Nursery education aside, Mrs Shephard has no grand designs in mind. There are no plans for incentives to revive interest in schools going grant-maintained. She is convinced, she says that GM status is the best way to manage a school, but it is down to parents. There are few ballots, but lots of interest, she says. There will be a Bill allowing GM schools to borrow from banks on the strength of the value of their buildings.
The nettle of the vast differences in spending per pupil across the country is not about to be grasped. The problem with introducing a national funding formula, she says, is that there are as many losers as winners.

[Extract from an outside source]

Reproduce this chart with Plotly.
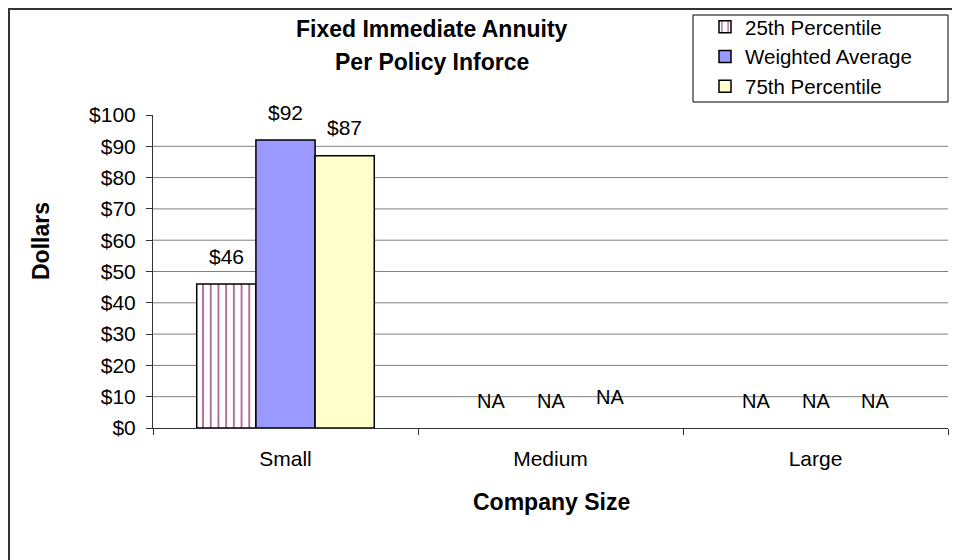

However, within the DFE, work is being done on ways to intervene directly in schools that are doing badly, but are not in the desperate state that merit the emergency measures taken when schools are found to be failing. The schools can be identified from inspection reports, she says.
Mrs Shephard, a former school inspector, believes inspection is extremely important in raising standards. So far, 38 schools have been judged to be failing - four in Mrs Shephard's constituency - with another 10 in the pipeline.
She has yet to use her powers to either close a school or send in an education association to run one that is failing. There are some schools that have been on the failing list for more than a year, but Mrs Shephard insists the circumstances which would require her to use her powers have not occurred. "I would be absolutely unhesitating," she says.
During her tenure, the rhetoric of a market in education has been toned down. The purpose of exam league tables, in Mrs Shephard's view, is to make schools accountable. Coupled with inspection reports, the whole system has become more transparent, she says.
If only she could be left to her own devices, she implies, then everything would be fine. She claims no over-arching ambition, other than to be considered to be doing a reasonable job in good faith.
That doesn't mean she is above the political in-fighting and place-jostling that goes on in Government. She is just careful to remove the fingerprints.